Effect of high temperature compressive deformation on microstructure and mechanical characteristics of closed cell AA6061-B4C-Gr nanoparticles hybrid composite foam

This study investigated the behavior of B4C-Gr nanoparticles filled aluminum alloy 6061 (AA 6061) syntactic foam under high temperature compressive deformation. The experiment examined varied strain rates (ranging from 0.001 to 1 s−1) and temperatures (changing between 100 to 250°C). Calcium carbonate powders are utilized as blowing agents in this process (CaCO3 3 wt% of composite with a 40–50 µm size). As leading and secondary reinforcing agents, boron carbide (B4C 0, 1, 3, and 6 wt% with 25 µm) and graphene nanoparticles (0.5 wt% with particle size 1–25 µm and thickness 1–15 nm particle size) were used. The amounts of densification strain, energy absorption capacity, and plateau stress were determined by analyzing stress-strain curves obtained under different conditions of temperature, strain rate, and relative density. The plateau stress diminishes with temperature regardless of the strain rate. The densification strain stays constant regardless of the strain rate, but slightly rises with temperature. It was determined that the plateau stress and energy absorption capacity both increased with increasing strain rate and relative density. Lower relative densities were more affected by temperature than higher ones by both plateau stress and energy absorption capacity.
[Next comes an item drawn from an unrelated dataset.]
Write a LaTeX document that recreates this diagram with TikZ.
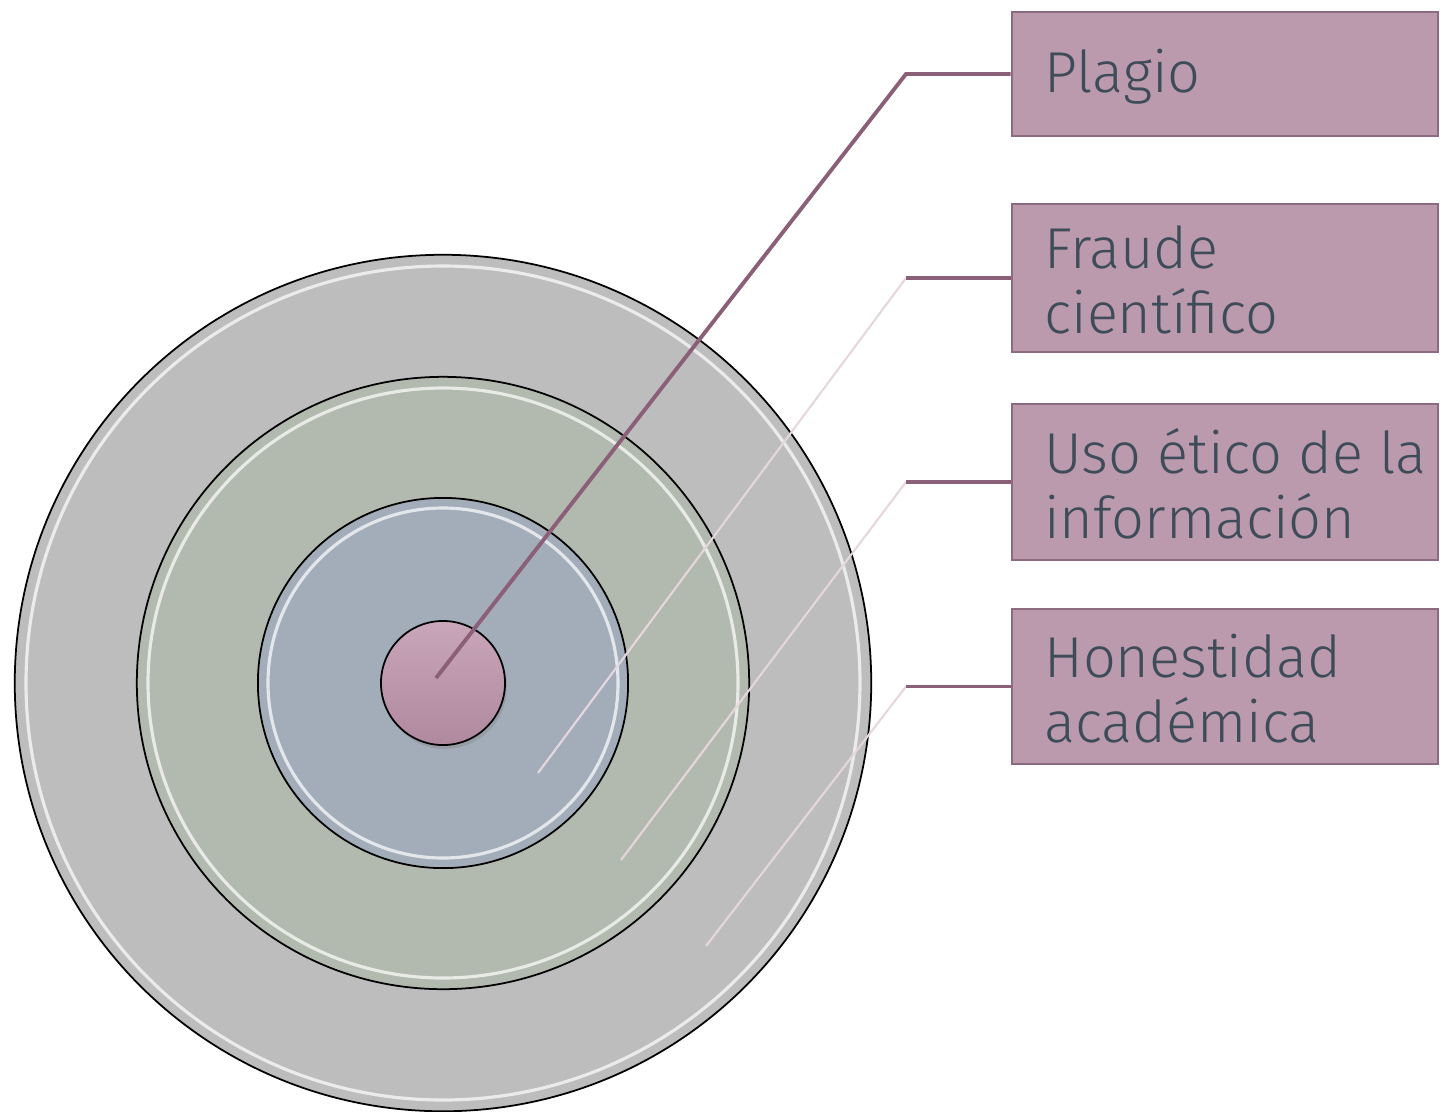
\documentclass[tikz,border=0pt]{standalone}
\usepackage{fontspec}
\setmainfont{Fira Sans}[UprightFont=* Light]
\usepackage{xcolor}
\usetikzlibrary{shadows}
\definecolor{ringGray}{HTML}{BDBDBD}
\definecolor{ringGreen}{HTML}{B2B9AE}
\definecolor{ringBlue}{HTML}{A3ADBA}
\definecolor{coreTop}{HTML}{C9A6BA}
\definecolor{coreBottom}{HTML}{B0899E}
\definecolor{boxFill}{HTML}{BC9AAD}
\definecolor{boxLine}{HTML}{8C6A80}
\definecolor{leadDark}{HTML}{8A5F77}
\definecolor{leadLight}{HTML}{E6D6DD}
\definecolor{labelText}{HTML}{3E4C59}
\tikzset{ring/.style={draw=black, line width=0.5pt, circle, inner sep=0, outer sep=0}}
\tikzset{glint/.style={draw=white, line width=0.9pt, opacity=0.7}}
\tikzset{label-box/.style={draw=boxLine, line width=0.7pt, fill=boxFill, minimum width=4.26cm, inner sep=0}}
\tikzset{label-text/.style={anchor=west, text=labelText, align=left, inner sep=0,
    font=\fontsize{16.4}{18.4}\selectfont}}
\tikzset{lead-dark/.style={draw=leadDark, line width=1.1pt}}
\tikzset{lead-light/.style={draw=leadLight, line width=0.6pt}}
\begin{document}
\begin{tikzpicture}[x=0.01cm, y=-0.01cm]
    \useasboundingbox (0,0) rectangle (1442,1111);

    % rings
    \node[ring, fill=ringGray, minimum size=8.56cm] (outer) at (443,683) {};
    \draw[glint] (outer.center) circle (417);
    \node[ring, fill=ringGreen, minimum size=6.12cm] (middle) at (443,683) {};
    \draw[glint] (middle.center) circle (295);
    \node[ring, fill=ringBlue, minimum size=3.70cm] (inner) at (443,683) {};
    \draw[glint] (inner.center) circle (175);
    \node[ring, top color=coreTop, bottom color=coreBottom, minimum size=1.24cm,
          drop shadow={opacity=0.35, shadow xshift=0.02cm, shadow yshift=-0.04cm}] (core) at (443,683) {};

    % boxes
    \node[label-box, minimum height=1.24cm] (box1) at (1225,74) {};
    \node[label-box, minimum height=1.48cm] (box2) at (1225,278) {};
    \node[label-box, minimum height=1.56cm] (box3) at (1225,482) {};
    \node[label-box, minimum height=1.55cm] (box4) at (1225,686.5) {};
    \node[label-text] (txt1) at ([xshift=0.33cm, yshift=-0.03cm]box1.west) {Plagio};
    \node[label-text] (txt2) at ([xshift=0.33cm, yshift=-0.02cm]box2.west) {Fraude\\científico};
    \node[label-text] (txt3) at ([xshift=0.33cm, yshift=-0.02cm]box3.west) {Uso ético de la\\información};
    \node[label-text] (txt4) at ([xshift=0.33cm, yshift=-0.02cm]box4.west) {Honestidad\\académica};

    % leaders
    \coordinate (in1) at (436,678);
    \coordinate (in2) at (538,773);
    \coordinate (in3) at (621,860);
    \coordinate (in4) at (706,946);
    \coordinate (el1) at (906,74);
    \coordinate (el2) at (906,278);
    \coordinate (el3) at (906,482);
    \coordinate (el4) at (906,686.5);
    \draw[lead-dark] (in1) -- (el1) -- (box1.west);
    \draw[lead-light] (in2) -- (el2);
    \draw[lead-dark] (el2) -- (box2.west);
    \draw[lead-light] (in3) -- (el3);
    \draw[lead-dark] (el3) -- (box3.west);
    \draw[lead-light] (in4) -- (el4);
    \draw[lead-dark] (el4) -- (box4.west);
\end{tikzpicture}
\end{document}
While the relative density remained unchanged, the densification strain remained rather consistent throughout a range of strain rates. •The hybrid composite foams are produced by combining AA 6061 with B4C and Gr nanoparticles, ensuring that the nanoparticles are uniformly dispersed.•Explored the characteristics of microstructure and compressive properties and established empirical correlations among modulus, strength, energy absorption, and densification strain.•An in-depth examination of the compressive strength and energy absorption capabilities of AA 6061 hybrid composite foams, with a focus on how these properties are influenced by temperature and strain rate.•Significant improvements in strength and modulus were seen when B4C and Gr nanoparticles were combined.